The Americans released from captivity in Iran Saturday should have been freed in 2014 after the U.S. agreed to give the Tehran regime $700 million a month in sanctions relief, Rep. Robert Pittenger, R.-N.C., told Newsmax hours after the news that four U.S. prisoners were coming home.
"I’m personally happy they are free and I’m especially happy for Nagmeh Abedini," said Pittenger, who spoke to us following a conversation with the wife of Christian Pastor Saeed Abedini, one of the four American citizens who had been imprisoned in Iran for more than three years.
But the North Carolina lawmaker, who chairs the House Republican Task Force on Terrorism and Unconventional Warfare, quickly added that "the four of them should have been released from the outset of our agreeing to give them $700 million a month in sanctions relief for the privilege of their sitting down to negotiate a nuclear agreement with them."
"They did some shrewd negotiating to get a deal like that," Pittenger said of Iran.
Of the prisoner "swap" announced on Saturday, Pittenger said "we swapped seven [Iranian] felons for four Americans—including a reporter, a Marine Corps veteran, and a pastor—who never committed any crime."
A fifth man, student Matthew Trevithick, will also be freed, Tehran later announced.
Two-term Rep. Pittenger has long been in the forefront of the effort to free Pastor Abedini. Along with Rep. Joseph Kennedy, III, D.-Mass., Pittenger hosted a congressional reception for colleagues to meet Mrs. Abedini. During Pope Francis’s address to a joint session of Congress last year, the Tarheel State lawmaker arranged for her to sit in the gallery and attempted to secure a meeting with the Holy Father and Mrs. Abedini.
As pleased as he was with the release of Pastor Abedini and the others, Pittenger left no doubt that his opposition to the Iran nuclear deal and the theocratic regime in Tehran remain unchanged.
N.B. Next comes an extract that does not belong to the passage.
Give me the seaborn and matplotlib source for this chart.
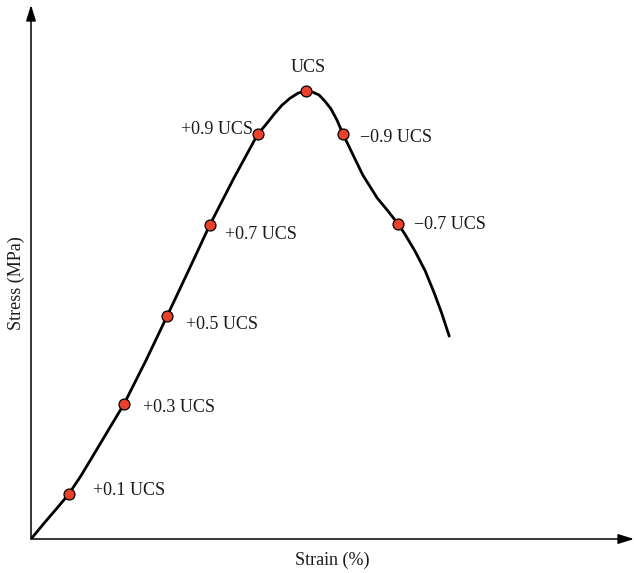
"""Stress-strain curve with UCS fraction markers."""

import matplotlib
matplotlib.use("Agg")
import matplotlib.pyplot as plt
import pandas as pd
import seaborn as sns

# curve (strain in %, stress in MPa)
strain = [0.00, 0.23, 0.43, 0.63, 0.83, 1.02, 1.28, 1.55, 1.92, 2.27, 2.63,
          2.98, 3.38, 3.78, 3.92, 4.05, 4.18, 4.32, 4.45, 4.58, 4.70, 4.80,
          4.90, 5.00, 5.10, 5.20, 5.37, 5.53, 5.77, 5.95, 6.12, 6.23, 6.40,
          6.57, 6.72, 6.85, 6.97]
stress = [0.0, 3.7, 6.8, 10.0, 14.0, 18.2, 24.0, 30.0, 39.8, 49.6, 59.8,
          69.8, 80.2, 90.0, 92.2, 94.4, 96.4, 98.0, 99.1, 99.6, 99.3, 98.7,
          97.3, 95.6, 93.1, 90.0, 85.3, 80.9, 75.8, 72.9, 70.0, 67.8, 64.0,
          59.6, 54.7, 50.0, 45.1]

# marked points
point_strain = [0.63, 1.55, 2.27, 2.98, 3.78, 4.58, 5.20, 6.12]
point_stress = [10.0, 30.0, 49.6, 69.8, 90.0, 99.6, 90.0, 70.0]
point_labels = ["+0.1 UCS", "+0.3 UCS", "+0.5 UCS", "+0.7 UCS", "+0.9 UCS",
                "UCS", "\u22120.9 UCS", "\u22120.7 UCS"]

# label placement (pixel offsets from each marker, alignment)
label_offsets = [(24, 4), (19, -3), (19, -9), (15, -10), (-5, 5), (2, 23),
                 (17, -3), (16, 0)]
label_ha = ["left", "left", "left", "left", "right", "center", "left", "left"]

sns.set_theme(style="white")
plt.rcParams["font.family"] = ["Liberation Serif", "DejaVu Serif"]

curve = pd.DataFrame({"strain": strain, "stress": stress})
points = pd.DataFrame({"strain": point_strain, "stress": point_stress})

fig = plt.figure(figsize=(6.34, 5.73), dpi=100)
ax = fig.add_axes([31 / 634, 34 / 573, 603 / 634, 534 / 573])

sns.lineplot(data=curve, x="strain", y="stress", sort=False, estimator=None,
             color="black", linewidth=2.0, ax=ax, zorder=2,
             solid_joinstyle="round", solid_capstyle="round")
sns.scatterplot(data=points, x="strain", y="stress", color="#e8432a",
                edgecolor="black", linewidth=0.9, s=62, ax=ax, zorder=3)

for x, y, text, off, ha in zip(point_strain, point_stress, point_labels,
                               label_offsets, label_ha):
    ax.annotate(text, (x, y), xytext=off, textcoords="offset pixels",
                ha=ha, va="center", fontsize=13, color="#1a1a1a")

ax.set_xlim(0, 10.05)
ax.set_ylim(0, 118.7)
ax.set_xticks([])
ax.set_yticks([])
ax.set_xlabel("")
ax.set_ylabel("")
for spine in ax.spines.values():
    spine.set_visible(False)

# axes with arrow heads
arrow = dict(arrowstyle="-|>,head_length=0.8,head_width=0.25", color="black",
             lw=1.1, shrinkA=0, shrinkB=0)
ax.annotate("", xy=(1, 0), xytext=(0, 0), xycoords="axes fraction",
            arrowprops=arrow, annotation_clip=False)
ax.annotate("", xy=(0, 1), xytext=(0, 0), xycoords="axes fraction",
            arrowprops=arrow, annotation_clip=False)

fig.text(332 / 634, 1 - 560 / 573, "Strain (%)", ha="center", va="center",
         fontsize=13, color="#1a1a1a")
fig.text(16 / 634, 1 - 283 / 573, "Stress (MPa)", ha="center", va="center",
         rotation=90, fontsize=13, color="#1a1a1a")

fig.savefig("out.png", dpi=100)
plt.close(fig)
"Kuwait and Sudan have broken off relations with Iran and we should form a strategic alliance with them instead of dealing with the [Iranian] regime," he told us, "Right now, the way we’re dealing with them, we’re going down the same road we did with North Korea — trusting them to honor their promise not to develop a nuclear bomb. And look what North Korea has today."